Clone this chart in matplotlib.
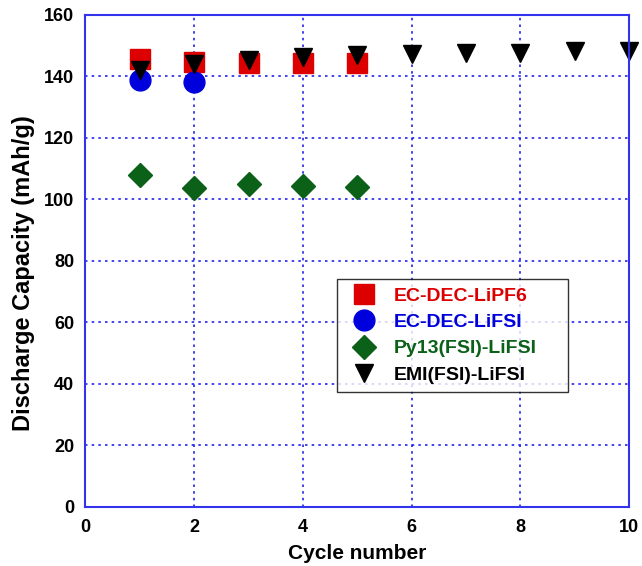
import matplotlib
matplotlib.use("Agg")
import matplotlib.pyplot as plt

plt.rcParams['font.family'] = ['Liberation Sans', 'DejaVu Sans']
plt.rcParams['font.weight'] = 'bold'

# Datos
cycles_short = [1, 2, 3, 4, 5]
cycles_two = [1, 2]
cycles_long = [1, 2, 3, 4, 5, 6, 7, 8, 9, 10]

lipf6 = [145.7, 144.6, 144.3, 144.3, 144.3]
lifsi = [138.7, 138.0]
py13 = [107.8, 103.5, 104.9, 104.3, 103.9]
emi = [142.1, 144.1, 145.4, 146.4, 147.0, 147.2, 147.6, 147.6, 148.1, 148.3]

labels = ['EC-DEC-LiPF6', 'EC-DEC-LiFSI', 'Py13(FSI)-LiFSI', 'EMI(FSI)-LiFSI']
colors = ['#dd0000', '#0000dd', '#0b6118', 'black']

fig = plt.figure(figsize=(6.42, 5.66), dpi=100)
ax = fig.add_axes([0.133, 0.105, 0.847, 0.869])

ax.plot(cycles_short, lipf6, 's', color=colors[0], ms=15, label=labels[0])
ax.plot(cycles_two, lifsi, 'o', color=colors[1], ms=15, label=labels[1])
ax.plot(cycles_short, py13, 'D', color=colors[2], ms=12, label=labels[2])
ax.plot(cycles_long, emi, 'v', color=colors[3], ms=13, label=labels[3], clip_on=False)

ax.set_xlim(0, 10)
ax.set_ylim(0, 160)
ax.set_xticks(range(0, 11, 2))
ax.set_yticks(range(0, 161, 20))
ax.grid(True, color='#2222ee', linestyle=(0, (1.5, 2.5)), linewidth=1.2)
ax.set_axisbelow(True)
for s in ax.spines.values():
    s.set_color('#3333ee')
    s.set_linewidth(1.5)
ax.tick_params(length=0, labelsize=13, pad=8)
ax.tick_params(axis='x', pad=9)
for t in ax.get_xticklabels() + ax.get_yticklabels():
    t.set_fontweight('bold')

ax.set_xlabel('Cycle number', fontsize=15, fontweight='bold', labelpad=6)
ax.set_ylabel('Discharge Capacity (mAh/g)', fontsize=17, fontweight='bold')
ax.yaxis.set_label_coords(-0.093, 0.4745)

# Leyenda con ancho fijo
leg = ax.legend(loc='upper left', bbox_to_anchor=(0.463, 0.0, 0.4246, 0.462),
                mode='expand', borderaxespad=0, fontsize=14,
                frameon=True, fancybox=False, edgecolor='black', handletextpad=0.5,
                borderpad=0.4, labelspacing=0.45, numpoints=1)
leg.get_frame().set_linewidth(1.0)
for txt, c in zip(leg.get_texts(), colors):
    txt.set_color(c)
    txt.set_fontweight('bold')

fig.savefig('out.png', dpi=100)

•••

Written exercise - Each line of the material must be retyped exactly, except that images are omitted.

Response for this exercise -
Clone this chart in matplotlib.
import matplotlib
matplotlib.use("Agg")
import matplotlib.pyplot as plt

plt.rcParams['font.family'] = ['Liberation Sans', 'DejaVu Sans']
plt.rcParams['font.weight'] = 'bold'

# Datos
cycles_short = [1, 2, 3, 4, 5]
cycles_two = [1, 2]
cycles_long = [1, 2, 3, 4, 5, 6, 7, 8, 9, 10]

lipf6 = [145.7, 144.6, 144.3, 144.3, 144.3]
lifsi = [138.7, 138.0]
py13 = [107.8, 103.5, 104.9, 104.3, 103.9]
emi = [142.1, 144.1, 145.4, 146.4, 147.0, 147.2, 147.6, 147.6, 148.1, 148.3]

labels = ['EC-DEC-LiPF6', 'EC-DEC-LiFSI', 'Py13(FSI)-LiFSI', 'EMI(FSI)-LiFSI']
colors = ['#dd0000', '#0000dd', '#0b6118', 'black']

fig = plt.figure(figsize=(6.42, 5.66), dpi=100)
ax = fig.add_axes([0.133, 0.105, 0.847, 0.869])

ax.plot(cycles_short, lipf6, 's', color=colors[0], ms=15, label=labels[0])
ax.plot(cycles_two, lifsi, 'o', color=colors[1], ms=15, label=labels[1])
ax.plot(cycles_short, py13, 'D', color=colors[2], ms=12, label=labels[2])
ax.plot(cycles_long, emi, 'v', color=colors[3], ms=13, label=labels[3], clip_on=False)

ax.set_xlim(0, 10)
ax.set_ylim(0, 160)
ax.set_xticks(range(0, 11, 2))
ax.set_yticks(range(0, 161, 20))
ax.grid(True, color='#2222ee', linestyle=(0, (1.5, 2.5)), linewidth=1.2)
ax.set_axisbelow(True)
for s in ax.spines.values():
    s.set_color('#3333ee')
    s.set_linewidth(1.5)
ax.tick_params(length=0, labelsize=13, pad=8)
ax.tick_params(axis='x', pad=9)
for t in ax.get_xticklabels() + ax.get_yticklabels():
    t.set_fontweight('bold')

ax.set_xlabel('Cycle number', fontsize=15, fontweight='bold', labelpad=6)
ax.set_ylabel('Discharge Capacity (mAh/g)', fontsize=17, fontweight='bold')
ax.yaxis.set_label_coords(-0.093, 0.4745)

# Leyenda con ancho fijo
leg = ax.legend(loc='upper left', bbox_to_anchor=(0.463, 0.0, 0.4246, 0.462),
                mode='expand', borderaxespad=0, fontsize=14,
                frameon=True, fancybox=False, edgecolor='black', handletextpad=0.5,
                borderpad=0.4, labelspacing=0.45, numpoints=1)
leg.get_frame().set_linewidth(1.0)
for txt, c in zip(leg.get_texts(), colors):
    txt.set_color(c)
    txt.set_fontweight('bold')

fig.savefig('out.png', dpi=100)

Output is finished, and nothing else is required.